Ekundayo (Dayo) was born in Honolulu, Hawaii in 1983. At the age of 5, his father snuck him out of the state without his mother’s knowledge, and for seven years Ekundayo and his father moved from place to place living a life on the run. With hopes of finding her son, Ekundayo’s mother helped start Hawaii’s first clearing house for missing children. In 1994, suffering from lung cancer, his father took him to live with his sister in California. In early 1995, his father passed away; Ekundayo was eleven.
While living in California with his aunt and and her family, Ekundayo discovered his love for art. One day he found one of his uncle’s, who wrote for a graffiti crew in L.A. called C.H.B, black books. Ekundayo became obsessed with drawing and copied every page in the book.
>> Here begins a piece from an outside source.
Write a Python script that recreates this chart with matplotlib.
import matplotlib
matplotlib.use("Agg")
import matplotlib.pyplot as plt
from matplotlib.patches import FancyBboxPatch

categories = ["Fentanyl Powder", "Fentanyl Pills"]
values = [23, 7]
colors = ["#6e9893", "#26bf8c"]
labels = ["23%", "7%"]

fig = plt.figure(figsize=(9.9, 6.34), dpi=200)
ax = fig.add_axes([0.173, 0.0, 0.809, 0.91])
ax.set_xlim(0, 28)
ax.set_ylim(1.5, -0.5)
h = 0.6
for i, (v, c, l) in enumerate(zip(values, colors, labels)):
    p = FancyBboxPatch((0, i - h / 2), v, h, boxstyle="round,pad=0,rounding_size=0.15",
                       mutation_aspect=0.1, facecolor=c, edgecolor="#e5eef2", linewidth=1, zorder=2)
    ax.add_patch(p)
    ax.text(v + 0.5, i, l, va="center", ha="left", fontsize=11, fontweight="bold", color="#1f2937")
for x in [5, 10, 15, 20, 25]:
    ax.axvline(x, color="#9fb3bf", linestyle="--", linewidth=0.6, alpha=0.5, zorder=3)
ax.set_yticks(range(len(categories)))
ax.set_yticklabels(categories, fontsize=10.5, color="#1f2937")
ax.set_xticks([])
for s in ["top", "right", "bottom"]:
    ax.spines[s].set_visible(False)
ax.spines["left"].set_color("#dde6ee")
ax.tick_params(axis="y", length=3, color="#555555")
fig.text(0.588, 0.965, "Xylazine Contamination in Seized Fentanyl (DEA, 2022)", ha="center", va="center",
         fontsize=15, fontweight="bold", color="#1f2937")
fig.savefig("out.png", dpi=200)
Meanwhile, the Department of Justice had located Ekundayo at his sister’s home and returned him to the custody of his mother. Ekundayo went back to Hawaii but his drive to create continued. Shortly after graduating high-school, Ekundayo moved back with his father’s sister and brother in-law in California where he attended Pierce College, practiced his craft, and worked on his portfolio. In 2003, he was accepted into the Art Center College of Art and Design on a scholarship. Ekundayo dropped out after completing his foundation courses in order to create his own path in the fine art world.
“Ekundayo combines both subversive graffiti aesthetics in combination with art-historical erudition using acrylic, gouache, watercolor, ink and various carving techniques. Ekundayo’s work expresses the struggle of life and how those struggles and burdens can either inspire us to change in a constructive way or weigh us down by our own inability to change.”